» **WHAT IS BEING ASKED**:
Retype each line exactly. Skip images.

» **Source code of charts**:
______________________________
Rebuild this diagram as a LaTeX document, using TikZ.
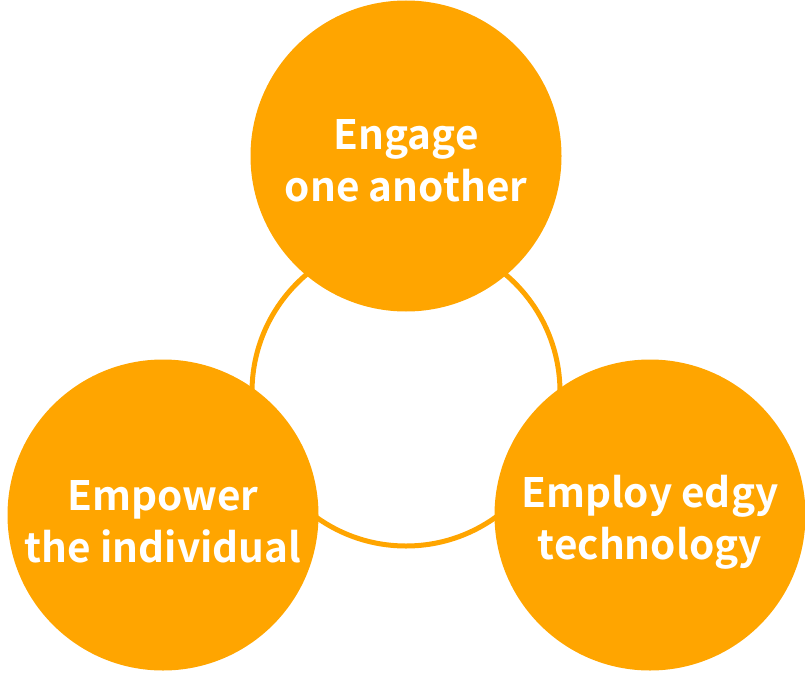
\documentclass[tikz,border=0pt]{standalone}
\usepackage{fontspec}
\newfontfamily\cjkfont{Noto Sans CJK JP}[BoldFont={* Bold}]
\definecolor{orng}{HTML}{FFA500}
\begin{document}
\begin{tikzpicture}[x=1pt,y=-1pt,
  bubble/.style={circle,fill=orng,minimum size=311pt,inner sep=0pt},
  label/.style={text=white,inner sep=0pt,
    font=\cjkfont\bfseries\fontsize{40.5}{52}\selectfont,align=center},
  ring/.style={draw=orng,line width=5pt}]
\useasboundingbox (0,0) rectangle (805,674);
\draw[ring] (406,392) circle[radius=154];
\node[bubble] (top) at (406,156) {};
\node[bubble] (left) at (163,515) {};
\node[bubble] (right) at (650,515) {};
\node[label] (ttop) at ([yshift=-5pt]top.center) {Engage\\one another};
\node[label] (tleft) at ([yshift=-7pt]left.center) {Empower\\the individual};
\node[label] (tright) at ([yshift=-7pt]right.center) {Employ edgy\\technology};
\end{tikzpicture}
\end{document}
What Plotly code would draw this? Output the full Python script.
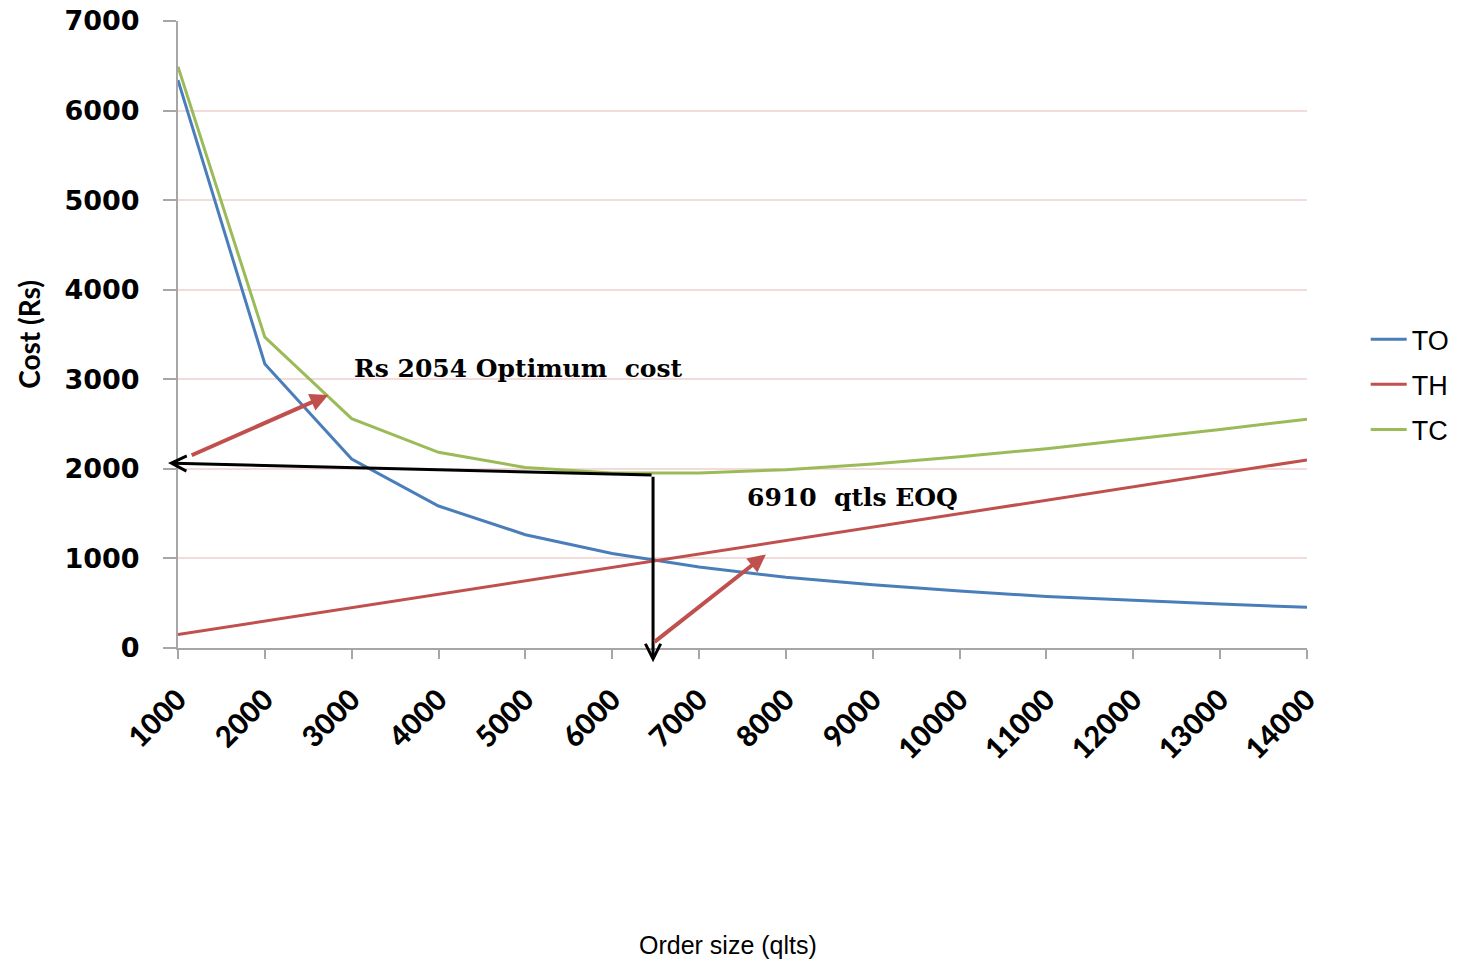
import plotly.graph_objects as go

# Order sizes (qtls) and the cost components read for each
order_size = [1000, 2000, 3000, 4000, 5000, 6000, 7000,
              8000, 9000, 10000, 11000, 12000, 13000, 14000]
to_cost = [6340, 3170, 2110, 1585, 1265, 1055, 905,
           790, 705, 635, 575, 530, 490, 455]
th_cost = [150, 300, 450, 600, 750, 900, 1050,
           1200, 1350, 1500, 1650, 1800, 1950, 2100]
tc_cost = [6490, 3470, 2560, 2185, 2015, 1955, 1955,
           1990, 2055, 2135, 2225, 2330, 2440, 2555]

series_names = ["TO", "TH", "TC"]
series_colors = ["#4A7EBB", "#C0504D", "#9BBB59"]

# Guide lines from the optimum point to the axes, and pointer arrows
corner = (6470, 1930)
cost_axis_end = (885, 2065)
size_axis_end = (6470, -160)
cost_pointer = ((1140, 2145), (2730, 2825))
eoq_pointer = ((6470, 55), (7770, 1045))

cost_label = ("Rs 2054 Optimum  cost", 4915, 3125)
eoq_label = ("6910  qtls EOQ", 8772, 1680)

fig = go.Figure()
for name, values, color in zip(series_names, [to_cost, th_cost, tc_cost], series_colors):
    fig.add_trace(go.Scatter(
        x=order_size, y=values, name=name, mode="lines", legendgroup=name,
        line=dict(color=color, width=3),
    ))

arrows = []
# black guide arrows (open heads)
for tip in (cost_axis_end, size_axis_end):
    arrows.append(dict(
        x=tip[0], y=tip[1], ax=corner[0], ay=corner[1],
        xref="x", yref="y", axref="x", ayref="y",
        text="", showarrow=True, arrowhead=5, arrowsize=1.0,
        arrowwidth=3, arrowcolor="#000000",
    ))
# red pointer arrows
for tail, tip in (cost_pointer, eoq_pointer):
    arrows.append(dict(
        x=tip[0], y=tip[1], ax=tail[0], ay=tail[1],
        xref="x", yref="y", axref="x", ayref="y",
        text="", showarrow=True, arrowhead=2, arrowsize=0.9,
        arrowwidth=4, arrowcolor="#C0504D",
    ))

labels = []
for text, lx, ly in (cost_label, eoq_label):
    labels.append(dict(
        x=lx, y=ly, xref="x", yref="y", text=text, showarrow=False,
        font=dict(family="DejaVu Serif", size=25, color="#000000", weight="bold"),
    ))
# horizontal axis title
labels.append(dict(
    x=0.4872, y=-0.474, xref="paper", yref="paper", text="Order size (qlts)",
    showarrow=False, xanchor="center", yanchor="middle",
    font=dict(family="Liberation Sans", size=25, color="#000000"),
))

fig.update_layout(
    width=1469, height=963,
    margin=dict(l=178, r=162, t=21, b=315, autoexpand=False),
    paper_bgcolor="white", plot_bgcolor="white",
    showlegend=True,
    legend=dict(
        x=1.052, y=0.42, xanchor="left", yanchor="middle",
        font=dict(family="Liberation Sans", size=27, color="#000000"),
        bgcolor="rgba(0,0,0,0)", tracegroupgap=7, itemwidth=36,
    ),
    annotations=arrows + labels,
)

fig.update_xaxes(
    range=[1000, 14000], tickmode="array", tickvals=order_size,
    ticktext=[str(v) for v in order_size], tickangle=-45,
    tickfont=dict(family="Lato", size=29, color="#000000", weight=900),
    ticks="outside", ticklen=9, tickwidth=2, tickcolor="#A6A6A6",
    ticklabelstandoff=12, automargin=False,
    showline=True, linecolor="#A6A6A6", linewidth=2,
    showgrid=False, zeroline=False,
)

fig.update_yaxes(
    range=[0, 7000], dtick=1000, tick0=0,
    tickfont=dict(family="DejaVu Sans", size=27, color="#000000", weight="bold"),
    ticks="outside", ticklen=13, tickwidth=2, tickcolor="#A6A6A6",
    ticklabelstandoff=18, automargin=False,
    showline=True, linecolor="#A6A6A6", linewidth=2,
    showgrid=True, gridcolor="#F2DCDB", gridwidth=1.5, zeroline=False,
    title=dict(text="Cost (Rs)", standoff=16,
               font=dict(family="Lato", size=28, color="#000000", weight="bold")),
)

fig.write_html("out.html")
______________________________
» **SOLUTION**:
Rebuild this diagram as a LaTeX document, using TikZ.
\documentclass[tikz,border=0pt]{standalone}
\usepackage{fontspec}
\newfontfamily\cjkfont{Noto Sans CJK JP}[BoldFont={* Bold}]
\definecolor{orng}{HTML}{FFA500}
\begin{document}
\begin{tikzpicture}[x=1pt,y=-1pt,
  bubble/.style={circle,fill=orng,minimum size=311pt,inner sep=0pt},
  label/.style={text=white,inner sep=0pt,
    font=\cjkfont\bfseries\fontsize{40.5}{52}\selectfont,align=center},
  ring/.style={draw=orng,line width=5pt}]
\useasboundingbox (0,0) rectangle (805,674);
\draw[ring] (406,392) circle[radius=154];
\node[bubble] (top) at (406,156) {};
\node[bubble] (left) at (163,515) {};
\node[bubble] (right) at (650,515) {};
\node[label] (ttop) at ([yshift=-5pt]top.center) {Engage\\one another};
\node[label] (tleft) at ([yshift=-7pt]left.center) {Empower\\the individual};
\node[label] (tright) at ([yshift=-7pt]right.center) {Employ edgy\\technology};
\end{tikzpicture}
\end{document}
What Plotly code would draw this? Output the full Python script.
import plotly.graph_objects as go

# Order sizes (qtls) and the cost components read for each
order_size = [1000, 2000, 3000, 4000, 5000, 6000, 7000,
              8000, 9000, 10000, 11000, 12000, 13000, 14000]
to_cost = [6340, 3170, 2110, 1585, 1265, 1055, 905,
           790, 705, 635, 575, 530, 490, 455]
th_cost = [150, 300, 450, 600, 750, 900, 1050,
           1200, 1350, 1500, 1650, 1800, 1950, 2100]
tc_cost = [6490, 3470, 2560, 2185, 2015, 1955, 1955,
           1990, 2055, 2135, 2225, 2330, 2440, 2555]

series_names = ["TO", "TH", "TC"]
series_colors = ["#4A7EBB", "#C0504D", "#9BBB59"]

# Guide lines from the optimum point to the axes, and pointer arrows
corner = (6470, 1930)
cost_axis_end = (885, 2065)
size_axis_end = (6470, -160)
cost_pointer = ((1140, 2145), (2730, 2825))
eoq_pointer = ((6470, 55), (7770, 1045))

cost_label = ("Rs 2054 Optimum  cost", 4915, 3125)
eoq_label = ("6910  qtls EOQ", 8772, 1680)

fig = go.Figure()
for name, values, color in zip(series_names, [to_cost, th_cost, tc_cost], series_colors):
    fig.add_trace(go.Scatter(
        x=order_size, y=values, name=name, mode="lines", legendgroup=name,
        line=dict(color=color, width=3),
    ))

arrows = []
# black guide arrows (open heads)
for tip in (cost_axis_end, size_axis_end):
    arrows.append(dict(
        x=tip[0], y=tip[1], ax=corner[0], ay=corner[1],
        xref="x", yref="y", axref="x", ayref="y",
        text="", showarrow=True, arrowhead=5, arrowsize=1.0,
        arrowwidth=3, arrowcolor="#000000",
    ))
# red pointer arrows
for tail, tip in (cost_pointer, eoq_pointer):
    arrows.append(dict(
        x=tip[0], y=tip[1], ax=tail[0], ay=tail[1],
        xref="x", yref="y", axref="x", ayref="y",
        text="", showarrow=True, arrowhead=2, arrowsize=0.9,
        arrowwidth=4, arrowcolor="#C0504D",
    ))

labels = []
for text, lx, ly in (cost_label, eoq_label):
    labels.append(dict(
        x=lx, y=ly, xref="x", yref="y", text=text, showarrow=False,
        font=dict(family="DejaVu Serif", size=25, color="#000000", weight="bold"),
    ))
# horizontal axis title
labels.append(dict(
    x=0.4872, y=-0.474, xref="paper", yref="paper", text="Order size (qlts)",
    showarrow=False, xanchor="center", yanchor="middle",
    font=dict(family="Liberation Sans", size=25, color="#000000"),
))

fig.update_layout(
    width=1469, height=963,
    margin=dict(l=178, r=162, t=21, b=315, autoexpand=False),
    paper_bgcolor="white", plot_bgcolor="white",
    showlegend=True,
    legend=dict(
        x=1.052, y=0.42, xanchor="left", yanchor="middle",
        font=dict(family="Liberation Sans", size=27, color="#000000"),
        bgcolor="rgba(0,0,0,0)", tracegroupgap=7, itemwidth=36,
    ),
    annotations=arrows + labels,
)

fig.update_xaxes(
    range=[1000, 14000], tickmode="array", tickvals=order_size,
    ticktext=[str(v) for v in order_size], tickangle=-45,
    tickfont=dict(family="Lato", size=29, color="#000000", weight=900),
    ticks="outside", ticklen=9, tickwidth=2, tickcolor="#A6A6A6",
    ticklabelstandoff=12, automargin=False,
    showline=True, linecolor="#A6A6A6", linewidth=2,
    showgrid=False, zeroline=False,
)

fig.update_yaxes(
    range=[0, 7000], dtick=1000, tick0=0,
    tickfont=dict(family="DejaVu Sans", size=27, color="#000000", weight="bold"),
    ticks="outside", ticklen=13, tickwidth=2, tickcolor="#A6A6A6",
    ticklabelstandoff=18, automargin=False,
    showline=True, linecolor="#A6A6A6", linewidth=2,
    showgrid=True, gridcolor="#F2DCDB", gridwidth=1.5, zeroline=False,
    title=dict(text="Cost (Rs)", standoff=16,
               font=dict(family="Lato", size=28, color="#000000", weight="bold")),
)

fig.write_html("out.html")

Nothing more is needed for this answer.